The two created a recipe of failed, awkward, and at times embarrassing attempts to secure high profile signings the supporters and the club needed to avoid standing still.
David Gill was incredibly experienced with a notebook brimming with reliable football contacts, agents who could be trusted, and some not. Club chairman he had dealt with previously.
Sir Alex Ferguson would say to Gill, "That is the player I want you to sign," Gill would arrange the finances, the transfer fee, the length of contract and negotiate the players wages.
Taking over at a world wide icon as Manchester United is in a way a curse, following Sir Alex Ferguson a hiding to nothing. But losing an experienced knowledgeable Chief Executive at the same time was a step to far too quickly. That was not David Moyes' fault or his lack of foresight and planning.
Ex-Liverpool manager Dalglish was clear in his support of the 'under fire' United boss, "Moyes will be OK. There is no problem there. It's not as if he's being threatened with the sack. There is disappointment about their results but their standards have been set so high anybody would have been disappointed. I wouldn't be giving him any advice. I've not got a job and he has."
Kenny Dalglish being sensible and reasonable, I'm not one for the football manager's union and free masons, you scratch my back etc. But I can only wholeheartedly agree with Kenny Dalglish, Moyes was being set a nigh on impossible task with the loss of Gill.
However he must take his share of responsibility for the slashing of the experience in the backroom staff, Rene Meulensteen, Mike Phelan and Eric Steele, which while these moves display Mr Moyes is his own man, and he wanted to stamp his authority on the club. He should be aware the seeds you sow, you ultimately reap.
I believe this highly public fanfare of our intended transfer targets ultimately left Mr Moyes as an island surrounded by sharks baying for blood through the clubs public humiliation at being rejected time and time again. It was Moyes' blood that certain section's of the media fanned up to fuel their agenda, that he was not their choice in the first place.
Sadly David Moyes through lack of political acumen and how to utilize the media, to his own advantage as his iconic predecessor had mastered, loaded the gun, took aim and shot himself in the foot.
As Sir Alex Ferguson noted and it's worth revisiting, he asked the fans to stick with David Moyes through thick and thin, that's the job of the fans. No deviation, questioning yes, but not asking for the manager to be sacked after less than three months into a 6 year contract.

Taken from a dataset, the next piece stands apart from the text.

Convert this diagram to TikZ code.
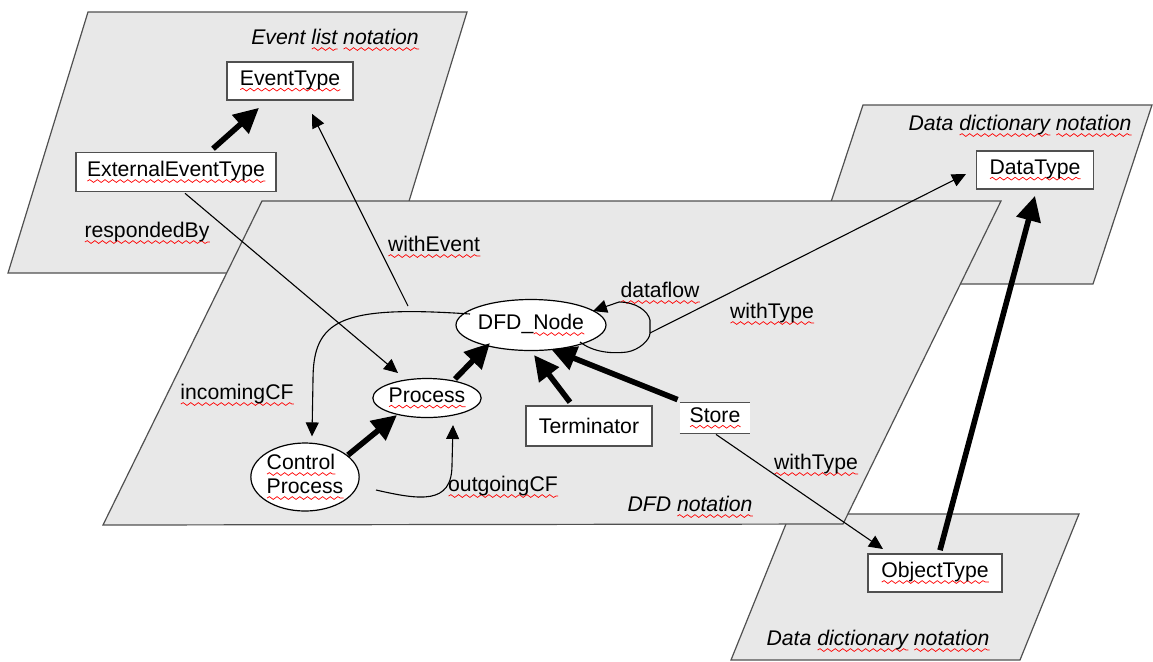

Folly, to even consider that route, it would Manchester United look weak, for one or two mutinous scurrilous bounty hunters to be validated in having the manager dismissed after a miniscule amount of time to shape the club in Mr Moyes' vision.
It's worth noting the boss is now keeping fans all-onside in referencing that the club's January signings will be players "that are capable of walking straight into the first team."
I felt United last signed a first team player in January was 2010, Anders Lindegaard, prior to that on a permanent basis, Nemanja Vidic and Patrice Evra in January 2006.
Possibly Mr Moyes has learnt something along with Ed Woodward, football is a poker game, keep your cards close to your chest, keep your friends close, but your enemies even closer.
Would a convincing run take the heat off David Moyes with five winnable games now on the horizon?
What did you think of Kenny Dalglish's views, do you believe the hyperbole already kicking into gear about Manchester United's - January window signings?